VATICAN CITY (CNS) – Although she died centuries ago, the English mystic Julian of Norwich continues to remind people of the importance of “faith in God’s loving providence and holiness of life expressed in generous service to our brothers and sisters in need,” Pope Francis said. Pope Francis’ message about the ongoing relevance of the medieval mystic was read May 14 at the Anglican cathedral in Norwich, England, during an ecumenical service marking the 650th anniversary of the “shewings” or visions and revelations Julian received in Norwich over several days and nights in May 1373. Noting how Julian of Norwich’s life and writings are “increasingly being acknowledged and celebrated,” Pope Francis said that “her maternal influence, humble anonymity and profound theological insights stand as timely reminders” of the importance of faith in God and assisting one another. The mystic’s real name is not known; she is called Julian because she lived in a cell at the Church of St. Julian, praying and receiving visitors who asked for help.

JERUSALEM (OSV News) – Faith leaders and activists for coexistence from across Israel gathered in prayer in front of the walls of the Old City of Jerusalem on May 10, in a week that once again saw yet another increase in violence between Israel and the Palestinians. The prayer march came after the May 2 death in prison of prominent hunger striking Palestinian prisoner Khader Adnan, a leader and spokesman in the Islamic Jihad militant group. The prayer gathering took on more urgency following an early morning Israeli airstrike into Gaza May 9 that killed three senior Islamic Jihad militants and at least 10 civilians including the militants’ wives, several children, and civilian neighbors in a residential building. Muslim peace activist Ghadir Hani, from the northern Israeli city of Acco, and Rabbi Lana Zilberman Soloway from the Jerusalem area, said their prayers – recited in both Hebrew and Arabic – took on a special urgency now, and that it was important to see Arabs and Jews marching together at these very tense times, with the missile attacks continuing even as they prayed. “Today we are praying for all the children in Gaza and for all the children living along the Gaza border in Israel. We are one, and we are the ones bringing light to all the people of this land,” Hani said. “This march is a very important statement.”

LONDON (OSV News) – Catholic leaders in Britain welcomed the ecumenical and interfaith elements in the May 6 coronation of King Charles III and his consort, Queen Camilla, as well as a pledge by the new monarch “not to be served but to serve.” “The years following the Reformation were a desperately challenging time for Catholics, with priests, religious and laity persecuted and killed for their faith – it is testament to an incredible journey of reconciliation that six Catholic bishops were present at the coronation, including Vatican representatives,” said Archbishop John Wilson of Southwark.

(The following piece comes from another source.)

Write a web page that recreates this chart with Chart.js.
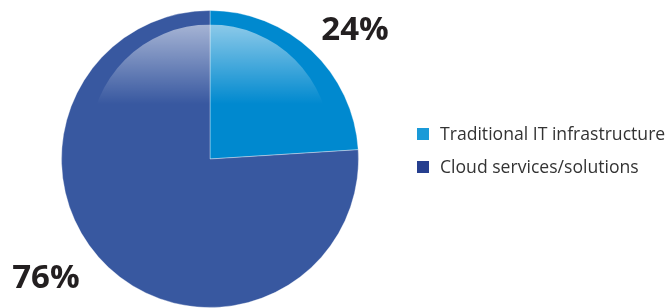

The archbishop was preaching at a May 7 thanksgiving Mass at St. George’s Cathedral in Southwark following the coronation, which was attended by 2,300 in London’s historic Westminster Abbey, including heads of state and government, and watched live by tens of millions worldwide. Westminster Abbey said the coronation, with its historic elements of recognition, oath-taking, anointing, investiture, crowning, enthronement and homage, had been the 39th in the Gothic building since that of William the Conqueror in 1066. The procession into the abbey included a new Cross of Wales, incorporating fragments of the Cross of Christ donated by Pope Francis, and a book of Latin gospels used in a sixth-century conversion mission to England, and was joined by various Christian denominations, as well as Bahai, Jain, Zoroastrian, Buddhist, Sikh, Hindu, Muslim and Jewish leaders.